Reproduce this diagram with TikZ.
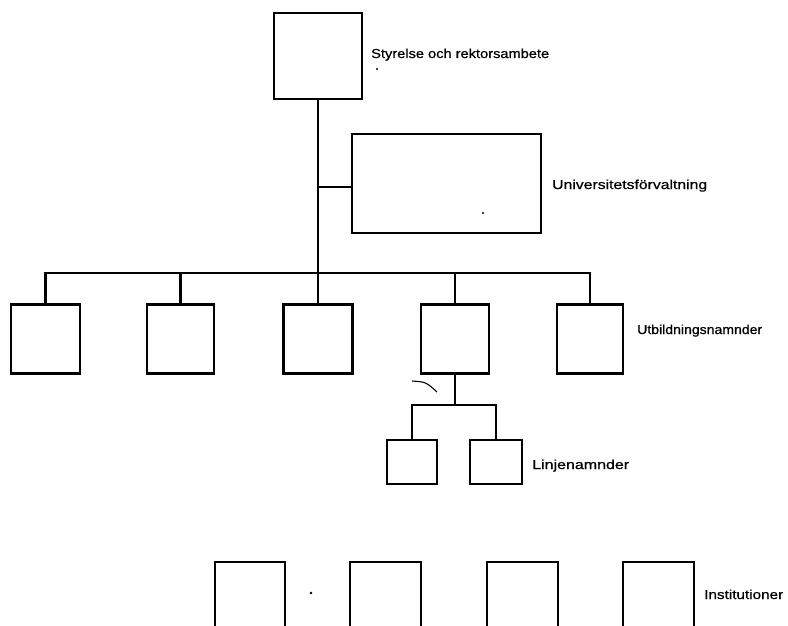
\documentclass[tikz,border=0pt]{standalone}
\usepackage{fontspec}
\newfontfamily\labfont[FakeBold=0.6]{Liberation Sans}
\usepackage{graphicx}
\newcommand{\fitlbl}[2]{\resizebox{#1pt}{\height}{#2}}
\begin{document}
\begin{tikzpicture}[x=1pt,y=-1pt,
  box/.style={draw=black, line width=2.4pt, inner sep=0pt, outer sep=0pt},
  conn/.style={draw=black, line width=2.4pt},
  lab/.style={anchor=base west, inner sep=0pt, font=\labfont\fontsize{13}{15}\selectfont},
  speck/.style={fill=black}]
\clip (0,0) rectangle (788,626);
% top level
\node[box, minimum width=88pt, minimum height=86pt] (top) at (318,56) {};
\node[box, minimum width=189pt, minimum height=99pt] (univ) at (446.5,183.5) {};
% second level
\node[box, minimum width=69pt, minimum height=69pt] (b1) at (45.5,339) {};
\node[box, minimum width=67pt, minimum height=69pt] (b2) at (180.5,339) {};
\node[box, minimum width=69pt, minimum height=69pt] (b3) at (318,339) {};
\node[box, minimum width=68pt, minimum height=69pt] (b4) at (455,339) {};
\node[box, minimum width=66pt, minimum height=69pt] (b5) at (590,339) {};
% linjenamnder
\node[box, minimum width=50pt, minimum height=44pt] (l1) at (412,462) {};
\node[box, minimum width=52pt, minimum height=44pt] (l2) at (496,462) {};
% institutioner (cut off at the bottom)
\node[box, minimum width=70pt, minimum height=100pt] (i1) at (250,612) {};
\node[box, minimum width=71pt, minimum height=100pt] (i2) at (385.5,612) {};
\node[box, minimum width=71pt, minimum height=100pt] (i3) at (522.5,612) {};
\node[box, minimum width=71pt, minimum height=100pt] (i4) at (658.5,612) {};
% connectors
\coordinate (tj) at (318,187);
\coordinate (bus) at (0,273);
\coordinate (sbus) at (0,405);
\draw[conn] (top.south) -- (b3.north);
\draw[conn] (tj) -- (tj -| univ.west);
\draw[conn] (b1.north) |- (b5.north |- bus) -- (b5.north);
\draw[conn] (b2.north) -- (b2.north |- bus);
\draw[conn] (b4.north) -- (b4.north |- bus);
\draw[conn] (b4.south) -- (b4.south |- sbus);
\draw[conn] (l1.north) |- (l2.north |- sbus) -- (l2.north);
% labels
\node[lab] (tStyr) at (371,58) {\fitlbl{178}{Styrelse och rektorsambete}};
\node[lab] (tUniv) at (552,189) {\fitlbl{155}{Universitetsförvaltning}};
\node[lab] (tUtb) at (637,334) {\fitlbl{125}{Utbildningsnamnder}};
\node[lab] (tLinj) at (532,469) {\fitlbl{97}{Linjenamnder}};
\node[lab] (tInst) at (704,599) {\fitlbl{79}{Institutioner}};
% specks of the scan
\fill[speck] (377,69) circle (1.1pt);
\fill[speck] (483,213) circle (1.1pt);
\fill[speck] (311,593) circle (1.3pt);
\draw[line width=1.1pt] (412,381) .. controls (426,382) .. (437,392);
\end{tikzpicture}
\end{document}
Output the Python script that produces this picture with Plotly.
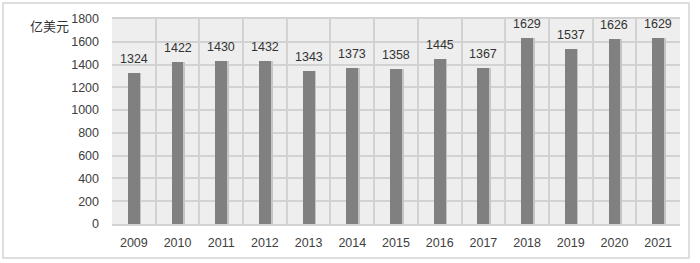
- - -
**WORK TO DO**
Quote every record above exactly, leaving out any pictures.

**WRITTEN RESPONSE**
Reproduce this diagram with TikZ.
\documentclass[tikz,border=0pt]{standalone}
\usepackage{fontspec}
\newfontfamily\labfont[FakeBold=0.6]{Liberation Sans}
\usepackage{graphicx}
\newcommand{\fitlbl}[2]{\resizebox{#1pt}{\height}{#2}}
\begin{document}
\begin{tikzpicture}[x=1pt,y=-1pt,
  box/.style={draw=black, line width=2.4pt, inner sep=0pt, outer sep=0pt},
  conn/.style={draw=black, line width=2.4pt},
  lab/.style={anchor=base west, inner sep=0pt, font=\labfont\fontsize{13}{15}\selectfont},
  speck/.style={fill=black}]
\clip (0,0) rectangle (788,626);
% top level
\node[box, minimum width=88pt, minimum height=86pt] (top) at (318,56) {};
\node[box, minimum width=189pt, minimum height=99pt] (univ) at (446.5,183.5) {};
% second level
\node[box, minimum width=69pt, minimum height=69pt] (b1) at (45.5,339) {};
\node[box, minimum width=67pt, minimum height=69pt] (b2) at (180.5,339) {};
\node[box, minimum width=69pt, minimum height=69pt] (b3) at (318,339) {};
\node[box, minimum width=68pt, minimum height=69pt] (b4) at (455,339) {};
\node[box, minimum width=66pt, minimum height=69pt] (b5) at (590,339) {};
% linjenamnder
\node[box, minimum width=50pt, minimum height=44pt] (l1) at (412,462) {};
\node[box, minimum width=52pt, minimum height=44pt] (l2) at (496,462) {};
% institutioner (cut off at the bottom)
\node[box, minimum width=70pt, minimum height=100pt] (i1) at (250,612) {};
\node[box, minimum width=71pt, minimum height=100pt] (i2) at (385.5,612) {};
\node[box, minimum width=71pt, minimum height=100pt] (i3) at (522.5,612) {};
\node[box, minimum width=71pt, minimum height=100pt] (i4) at (658.5,612) {};
% connectors
\coordinate (tj) at (318,187);
\coordinate (bus) at (0,273);
\coordinate (sbus) at (0,405);
\draw[conn] (top.south) -- (b3.north);
\draw[conn] (tj) -- (tj -| univ.west);
\draw[conn] (b1.north) |- (b5.north |- bus) -- (b5.north);
\draw[conn] (b2.north) -- (b2.north |- bus);
\draw[conn] (b4.north) -- (b4.north |- bus);
\draw[conn] (b4.south) -- (b4.south |- sbus);
\draw[conn] (l1.north) |- (l2.north |- sbus) -- (l2.north);
% labels
\node[lab] (tStyr) at (371,58) {\fitlbl{178}{Styrelse och rektorsambete}};
\node[lab] (tUniv) at (552,189) {\fitlbl{155}{Universitetsförvaltning}};
\node[lab] (tUtb) at (637,334) {\fitlbl{125}{Utbildningsnamnder}};
\node[lab] (tLinj) at (532,469) {\fitlbl{97}{Linjenamnder}};
\node[lab] (tInst) at (704,599) {\fitlbl{79}{Institutioner}};
% specks of the scan
\fill[speck] (377,69) circle (1.1pt);
\fill[speck] (483,213) circle (1.1pt);
\fill[speck] (311,593) circle (1.3pt);
\draw[line width=1.1pt] (412,381) .. controls (426,382) .. (437,392);
\end{tikzpicture}
\end{document}
Output the Python script that produces this picture with Plotly.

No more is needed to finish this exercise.